Stated goal: Nothing but the lines from the top of the data to the line holding "plt.rcParams['hatch.color'] = '#3a3a3a'" should be printed, word for word and both ends included; leave the pictures out.

Given information:
--------
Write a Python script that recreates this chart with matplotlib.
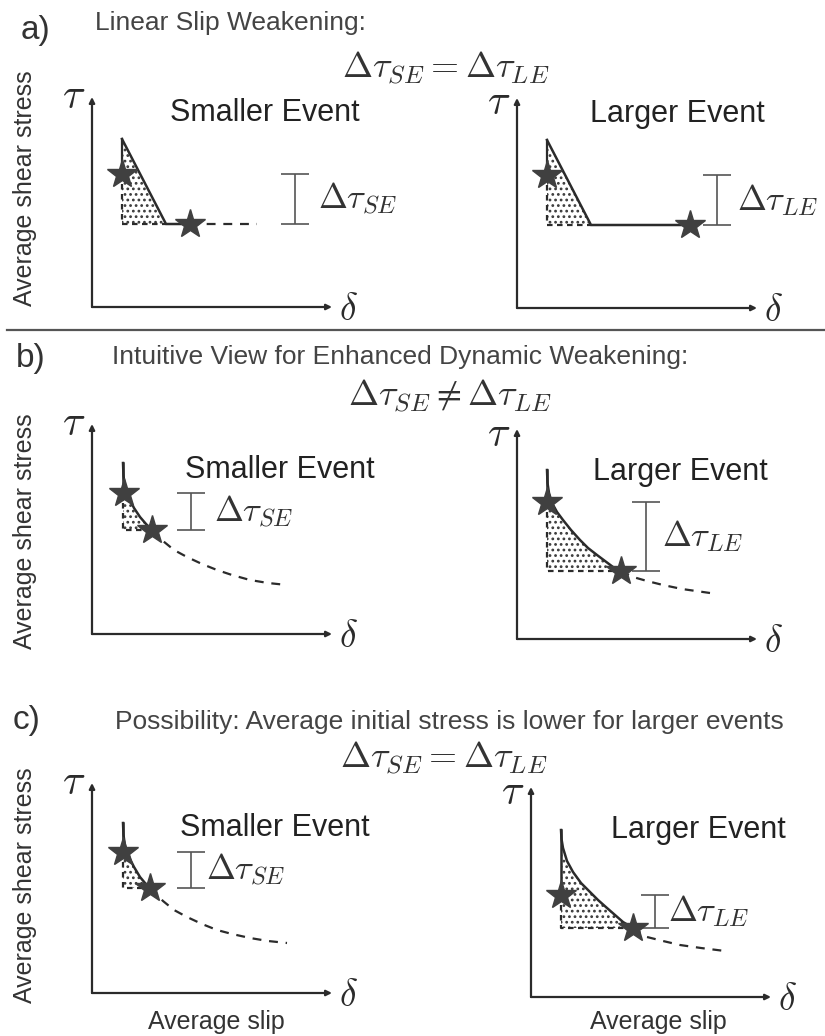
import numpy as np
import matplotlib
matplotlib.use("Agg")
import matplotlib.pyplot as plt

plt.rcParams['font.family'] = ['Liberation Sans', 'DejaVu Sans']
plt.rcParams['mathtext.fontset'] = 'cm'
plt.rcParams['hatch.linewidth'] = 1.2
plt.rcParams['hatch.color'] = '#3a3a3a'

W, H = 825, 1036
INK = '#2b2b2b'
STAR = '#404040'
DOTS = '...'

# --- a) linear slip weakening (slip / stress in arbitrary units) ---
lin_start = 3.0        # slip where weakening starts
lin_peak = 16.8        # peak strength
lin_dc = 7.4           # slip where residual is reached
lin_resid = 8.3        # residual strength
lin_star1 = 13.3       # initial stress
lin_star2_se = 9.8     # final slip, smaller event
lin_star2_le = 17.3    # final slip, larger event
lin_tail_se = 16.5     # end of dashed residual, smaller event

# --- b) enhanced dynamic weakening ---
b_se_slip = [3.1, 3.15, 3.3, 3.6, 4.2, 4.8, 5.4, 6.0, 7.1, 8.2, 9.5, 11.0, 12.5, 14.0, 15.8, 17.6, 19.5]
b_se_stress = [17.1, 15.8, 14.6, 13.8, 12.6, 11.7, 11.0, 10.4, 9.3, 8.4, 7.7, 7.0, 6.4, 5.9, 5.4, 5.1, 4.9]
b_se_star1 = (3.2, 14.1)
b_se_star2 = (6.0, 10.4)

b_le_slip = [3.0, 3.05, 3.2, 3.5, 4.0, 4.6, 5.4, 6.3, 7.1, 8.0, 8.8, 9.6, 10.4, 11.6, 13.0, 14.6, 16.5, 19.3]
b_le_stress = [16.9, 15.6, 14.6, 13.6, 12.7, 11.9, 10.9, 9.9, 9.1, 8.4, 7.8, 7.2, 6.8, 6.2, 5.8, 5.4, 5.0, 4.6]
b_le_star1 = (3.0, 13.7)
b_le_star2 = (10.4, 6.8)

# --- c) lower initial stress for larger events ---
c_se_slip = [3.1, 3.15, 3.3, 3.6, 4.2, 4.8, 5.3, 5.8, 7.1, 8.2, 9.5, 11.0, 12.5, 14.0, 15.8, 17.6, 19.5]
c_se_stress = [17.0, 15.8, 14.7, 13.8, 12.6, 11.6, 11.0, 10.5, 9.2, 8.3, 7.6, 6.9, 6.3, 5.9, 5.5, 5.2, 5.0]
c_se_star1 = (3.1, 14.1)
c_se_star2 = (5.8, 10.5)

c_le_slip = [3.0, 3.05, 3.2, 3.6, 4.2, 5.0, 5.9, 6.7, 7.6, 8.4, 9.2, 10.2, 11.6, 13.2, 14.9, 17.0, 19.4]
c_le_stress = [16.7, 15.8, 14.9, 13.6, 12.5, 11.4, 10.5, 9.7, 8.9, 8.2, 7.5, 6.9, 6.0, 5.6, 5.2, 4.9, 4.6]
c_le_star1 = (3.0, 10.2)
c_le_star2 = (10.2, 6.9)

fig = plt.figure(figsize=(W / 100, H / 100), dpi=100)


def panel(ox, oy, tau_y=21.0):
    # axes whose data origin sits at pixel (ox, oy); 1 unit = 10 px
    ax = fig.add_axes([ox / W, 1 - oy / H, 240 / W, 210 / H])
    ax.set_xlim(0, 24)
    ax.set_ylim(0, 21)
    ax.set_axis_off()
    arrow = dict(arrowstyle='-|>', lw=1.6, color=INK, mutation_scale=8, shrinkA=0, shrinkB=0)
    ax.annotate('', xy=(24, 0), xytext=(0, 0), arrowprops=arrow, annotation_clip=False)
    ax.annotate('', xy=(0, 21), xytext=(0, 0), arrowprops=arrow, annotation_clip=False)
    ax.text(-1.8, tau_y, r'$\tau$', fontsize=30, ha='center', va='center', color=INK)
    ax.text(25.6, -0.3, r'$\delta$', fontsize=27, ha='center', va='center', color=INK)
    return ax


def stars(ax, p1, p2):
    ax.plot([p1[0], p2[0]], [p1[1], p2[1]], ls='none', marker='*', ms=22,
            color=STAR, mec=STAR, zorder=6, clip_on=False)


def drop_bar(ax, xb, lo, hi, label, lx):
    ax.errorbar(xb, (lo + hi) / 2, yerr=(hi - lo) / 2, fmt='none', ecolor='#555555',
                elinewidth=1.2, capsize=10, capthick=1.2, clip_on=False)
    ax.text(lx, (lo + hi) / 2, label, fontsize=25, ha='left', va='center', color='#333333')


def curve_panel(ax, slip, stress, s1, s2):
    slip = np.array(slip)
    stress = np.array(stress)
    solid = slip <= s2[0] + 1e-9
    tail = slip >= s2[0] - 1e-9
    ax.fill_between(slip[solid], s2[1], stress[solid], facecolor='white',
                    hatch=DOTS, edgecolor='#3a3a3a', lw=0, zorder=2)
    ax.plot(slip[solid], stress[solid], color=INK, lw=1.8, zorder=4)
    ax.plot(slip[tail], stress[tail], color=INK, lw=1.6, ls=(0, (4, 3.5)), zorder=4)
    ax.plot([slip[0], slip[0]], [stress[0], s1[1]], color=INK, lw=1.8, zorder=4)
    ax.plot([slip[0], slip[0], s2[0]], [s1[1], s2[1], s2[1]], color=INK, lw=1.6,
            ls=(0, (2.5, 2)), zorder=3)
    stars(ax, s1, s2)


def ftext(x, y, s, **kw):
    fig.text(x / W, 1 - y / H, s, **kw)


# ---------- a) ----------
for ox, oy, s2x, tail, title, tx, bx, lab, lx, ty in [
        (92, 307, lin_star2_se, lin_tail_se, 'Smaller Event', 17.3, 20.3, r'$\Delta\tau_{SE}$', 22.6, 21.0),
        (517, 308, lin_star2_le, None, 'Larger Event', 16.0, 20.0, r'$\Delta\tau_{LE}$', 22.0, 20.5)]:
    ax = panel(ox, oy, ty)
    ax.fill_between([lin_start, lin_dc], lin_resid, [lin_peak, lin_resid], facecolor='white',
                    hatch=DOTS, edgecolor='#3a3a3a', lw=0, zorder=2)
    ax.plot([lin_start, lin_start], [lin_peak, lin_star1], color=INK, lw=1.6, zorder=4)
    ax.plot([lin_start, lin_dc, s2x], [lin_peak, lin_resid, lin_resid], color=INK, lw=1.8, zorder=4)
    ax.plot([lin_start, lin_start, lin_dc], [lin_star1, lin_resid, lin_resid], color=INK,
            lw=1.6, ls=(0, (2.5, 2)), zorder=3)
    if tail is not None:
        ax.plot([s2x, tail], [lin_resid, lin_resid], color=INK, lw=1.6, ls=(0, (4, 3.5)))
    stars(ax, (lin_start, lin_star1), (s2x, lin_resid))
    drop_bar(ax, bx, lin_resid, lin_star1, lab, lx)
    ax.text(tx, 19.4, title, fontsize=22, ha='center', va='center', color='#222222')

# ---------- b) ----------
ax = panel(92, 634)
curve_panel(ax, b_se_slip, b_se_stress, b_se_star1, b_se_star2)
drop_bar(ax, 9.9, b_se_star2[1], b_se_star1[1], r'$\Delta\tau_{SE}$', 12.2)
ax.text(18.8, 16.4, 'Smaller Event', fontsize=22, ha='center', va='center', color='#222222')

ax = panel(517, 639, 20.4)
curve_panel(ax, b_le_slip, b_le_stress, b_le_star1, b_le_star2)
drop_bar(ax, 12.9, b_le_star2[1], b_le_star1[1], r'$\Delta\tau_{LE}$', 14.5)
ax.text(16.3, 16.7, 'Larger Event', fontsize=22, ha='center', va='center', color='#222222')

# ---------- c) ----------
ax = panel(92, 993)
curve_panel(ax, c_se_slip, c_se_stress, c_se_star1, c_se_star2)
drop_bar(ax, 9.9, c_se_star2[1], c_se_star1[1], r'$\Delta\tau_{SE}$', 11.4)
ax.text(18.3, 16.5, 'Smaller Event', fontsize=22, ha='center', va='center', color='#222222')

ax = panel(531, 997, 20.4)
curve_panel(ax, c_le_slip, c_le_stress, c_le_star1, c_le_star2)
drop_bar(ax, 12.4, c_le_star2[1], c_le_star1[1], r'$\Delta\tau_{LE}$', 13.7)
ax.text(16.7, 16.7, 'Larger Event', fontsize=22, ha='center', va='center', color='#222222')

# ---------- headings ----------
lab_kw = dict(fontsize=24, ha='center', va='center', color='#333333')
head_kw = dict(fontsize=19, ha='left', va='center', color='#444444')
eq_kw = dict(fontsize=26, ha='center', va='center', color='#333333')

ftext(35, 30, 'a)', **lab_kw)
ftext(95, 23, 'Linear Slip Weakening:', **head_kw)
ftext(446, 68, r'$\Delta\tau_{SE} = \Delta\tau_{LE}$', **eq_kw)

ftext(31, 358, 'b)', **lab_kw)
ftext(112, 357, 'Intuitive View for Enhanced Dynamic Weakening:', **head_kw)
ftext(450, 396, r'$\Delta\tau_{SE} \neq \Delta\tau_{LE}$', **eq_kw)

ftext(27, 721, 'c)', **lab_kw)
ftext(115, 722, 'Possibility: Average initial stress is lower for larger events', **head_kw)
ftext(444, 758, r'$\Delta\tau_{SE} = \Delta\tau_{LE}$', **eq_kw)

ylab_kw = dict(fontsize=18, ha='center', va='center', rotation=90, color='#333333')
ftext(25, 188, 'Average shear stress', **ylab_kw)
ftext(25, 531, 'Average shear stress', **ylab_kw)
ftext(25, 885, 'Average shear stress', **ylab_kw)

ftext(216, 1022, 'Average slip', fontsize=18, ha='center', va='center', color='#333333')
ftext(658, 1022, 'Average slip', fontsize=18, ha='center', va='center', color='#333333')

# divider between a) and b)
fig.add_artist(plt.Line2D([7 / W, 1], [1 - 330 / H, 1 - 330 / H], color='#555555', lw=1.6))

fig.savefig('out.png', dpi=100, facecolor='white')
--------
Response below:
Write a Python script that recreates this chart with matplotlib.
import numpy as np
import matplotlib
matplotlib.use("Agg")
import matplotlib.pyplot as plt

plt.rcParams['font.family'] = ['Liberation Sans', 'DejaVu Sans']
plt.rcParams['mathtext.fontset'] = 'cm'
plt.rcParams['hatch.linewidth'] = 1.2
plt.rcParams['hatch.color'] = '#3a3a3a'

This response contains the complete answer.